[Begin Data for processing]
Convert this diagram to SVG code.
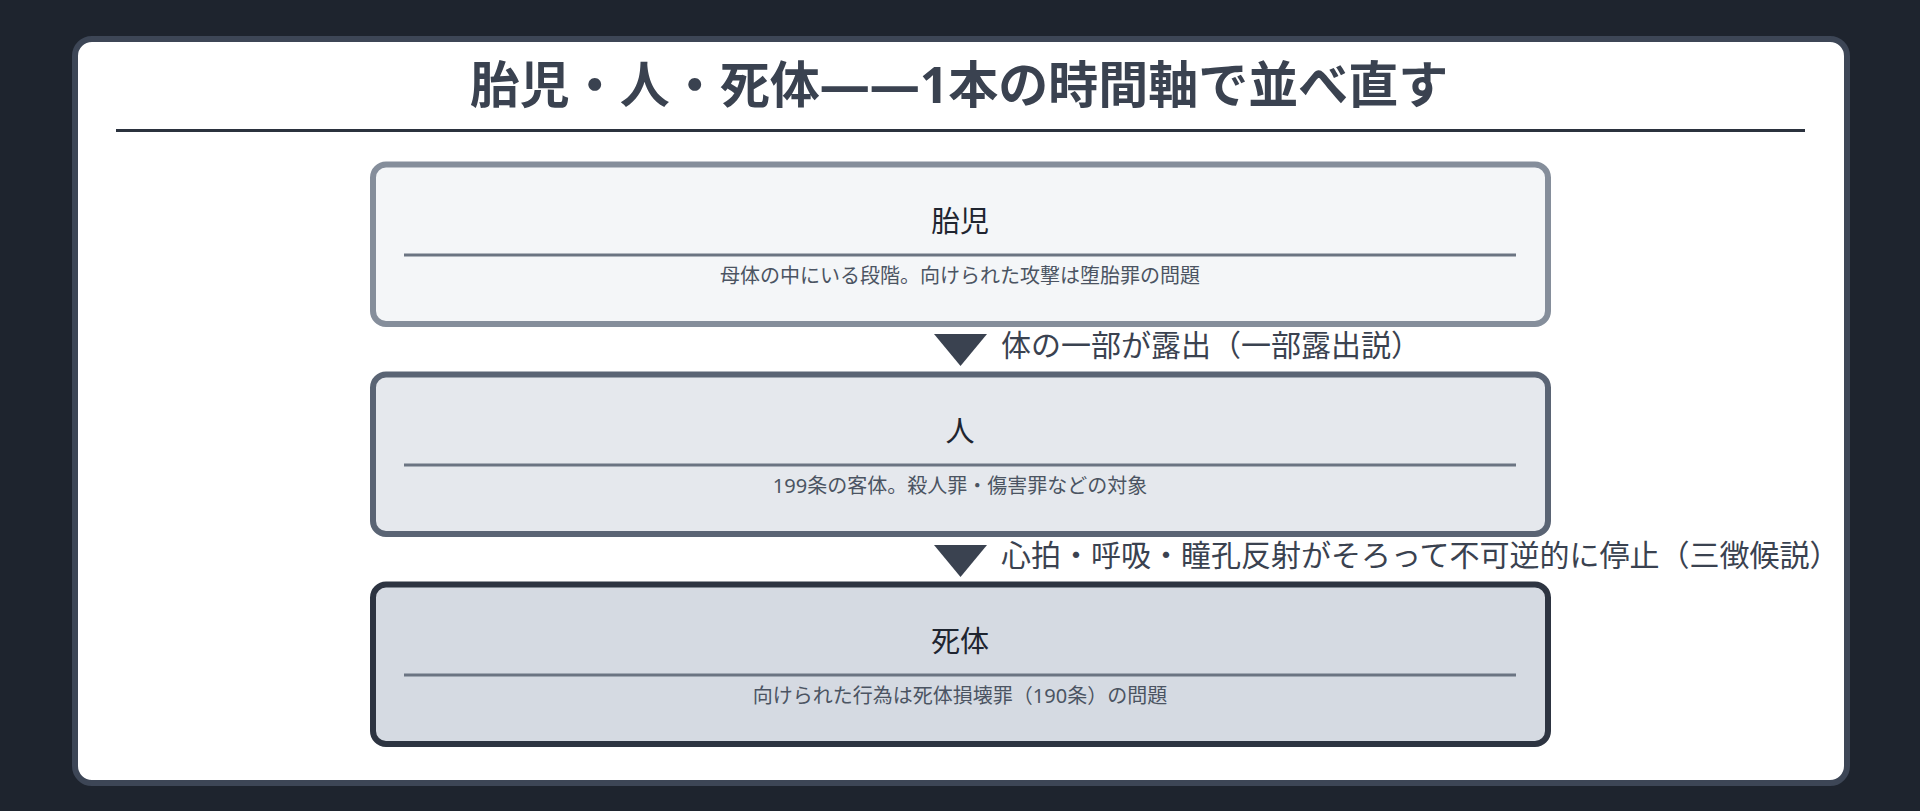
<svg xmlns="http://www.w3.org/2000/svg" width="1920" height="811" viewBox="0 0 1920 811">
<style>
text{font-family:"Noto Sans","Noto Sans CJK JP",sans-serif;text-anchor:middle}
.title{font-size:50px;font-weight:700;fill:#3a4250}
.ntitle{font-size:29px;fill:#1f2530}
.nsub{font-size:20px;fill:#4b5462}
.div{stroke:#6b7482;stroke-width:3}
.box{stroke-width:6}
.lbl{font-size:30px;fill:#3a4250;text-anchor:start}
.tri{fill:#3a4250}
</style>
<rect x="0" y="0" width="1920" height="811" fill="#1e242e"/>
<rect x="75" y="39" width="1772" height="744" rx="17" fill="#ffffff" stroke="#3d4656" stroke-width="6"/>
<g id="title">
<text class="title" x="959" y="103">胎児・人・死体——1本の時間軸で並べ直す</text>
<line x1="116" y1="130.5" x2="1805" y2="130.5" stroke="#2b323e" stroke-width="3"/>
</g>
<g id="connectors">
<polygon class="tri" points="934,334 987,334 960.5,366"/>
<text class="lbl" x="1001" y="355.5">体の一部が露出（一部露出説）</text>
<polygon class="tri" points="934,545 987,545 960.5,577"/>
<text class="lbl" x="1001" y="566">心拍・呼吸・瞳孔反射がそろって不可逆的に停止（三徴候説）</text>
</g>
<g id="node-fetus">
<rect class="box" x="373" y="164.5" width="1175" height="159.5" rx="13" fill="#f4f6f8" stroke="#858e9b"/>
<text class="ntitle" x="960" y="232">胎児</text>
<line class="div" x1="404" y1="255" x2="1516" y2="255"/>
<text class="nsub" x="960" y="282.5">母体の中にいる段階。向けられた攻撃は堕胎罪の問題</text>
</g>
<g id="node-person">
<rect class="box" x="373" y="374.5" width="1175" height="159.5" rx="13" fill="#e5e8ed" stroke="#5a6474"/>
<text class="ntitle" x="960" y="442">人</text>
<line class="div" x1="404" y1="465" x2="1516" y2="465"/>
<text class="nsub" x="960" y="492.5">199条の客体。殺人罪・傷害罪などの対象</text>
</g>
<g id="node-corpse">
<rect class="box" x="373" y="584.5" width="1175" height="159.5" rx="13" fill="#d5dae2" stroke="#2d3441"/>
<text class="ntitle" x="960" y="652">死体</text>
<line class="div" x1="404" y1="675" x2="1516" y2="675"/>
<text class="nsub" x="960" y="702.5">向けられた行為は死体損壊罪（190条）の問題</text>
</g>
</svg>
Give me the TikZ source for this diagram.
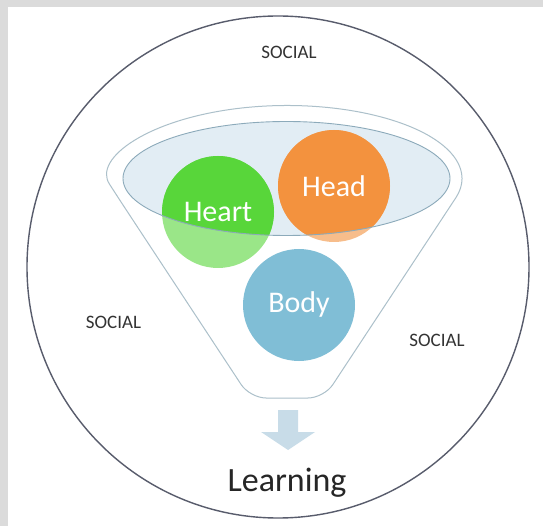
[End Data for processing]
- Written instruction: Retype every record above exactly as written, but leave out the pictures.

- Exercise output:
Convert this diagram to SVG code.
<svg xmlns="http://www.w3.org/2000/svg" width="1920" height="811" viewBox="0 0 1920 811">
<style>
text{font-family:"Noto Sans","Noto Sans CJK JP",sans-serif;text-anchor:middle}
.title{font-size:50px;font-weight:700;fill:#3a4250}
.ntitle{font-size:29px;fill:#1f2530}
.nsub{font-size:20px;fill:#4b5462}
.div{stroke:#6b7482;stroke-width:3}
.box{stroke-width:6}
.lbl{font-size:30px;fill:#3a4250;text-anchor:start}
.tri{fill:#3a4250}
</style>
<rect x="0" y="0" width="1920" height="811" fill="#1e242e"/>
<rect x="75" y="39" width="1772" height="744" rx="17" fill="#ffffff" stroke="#3d4656" stroke-width="6"/>
<g id="title">
<text class="title" x="959" y="103">胎児・人・死体——1本の時間軸で並べ直す</text>
<line x1="116" y1="130.5" x2="1805" y2="130.5" stroke="#2b323e" stroke-width="3"/>
</g>
<g id="connectors">
<polygon class="tri" points="934,334 987,334 960.5,366"/>
<text class="lbl" x="1001" y="355.5">体の一部が露出（一部露出説）</text>
<polygon class="tri" points="934,545 987,545 960.5,577"/>
<text class="lbl" x="1001" y="566">心拍・呼吸・瞳孔反射がそろって不可逆的に停止（三徴候説）</text>
</g>
<g id="node-fetus">
<rect class="box" x="373" y="164.5" width="1175" height="159.5" rx="13" fill="#f4f6f8" stroke="#858e9b"/>
<text class="ntitle" x="960" y="232">胎児</text>
<line class="div" x1="404" y1="255" x2="1516" y2="255"/>
<text class="nsub" x="960" y="282.5">母体の中にいる段階。向けられた攻撃は堕胎罪の問題</text>
</g>
<g id="node-person">
<rect class="box" x="373" y="374.5" width="1175" height="159.5" rx="13" fill="#e5e8ed" stroke="#5a6474"/>
<text class="ntitle" x="960" y="442">人</text>
<line class="div" x1="404" y1="465" x2="1516" y2="465"/>
<text class="nsub" x="960" y="492.5">199条の客体。殺人罪・傷害罪などの対象</text>
</g>
<g id="node-corpse">
<rect class="box" x="373" y="584.5" width="1175" height="159.5" rx="13" fill="#d5dae2" stroke="#2d3441"/>
<text class="ntitle" x="960" y="652">死体</text>
<line class="div" x1="404" y1="675" x2="1516" y2="675"/>
<text class="nsub" x="960" y="702.5">向けられた行為は死体損壊罪（190条）の問題</text>
</g>
</svg>
Give me the TikZ source for this diagram.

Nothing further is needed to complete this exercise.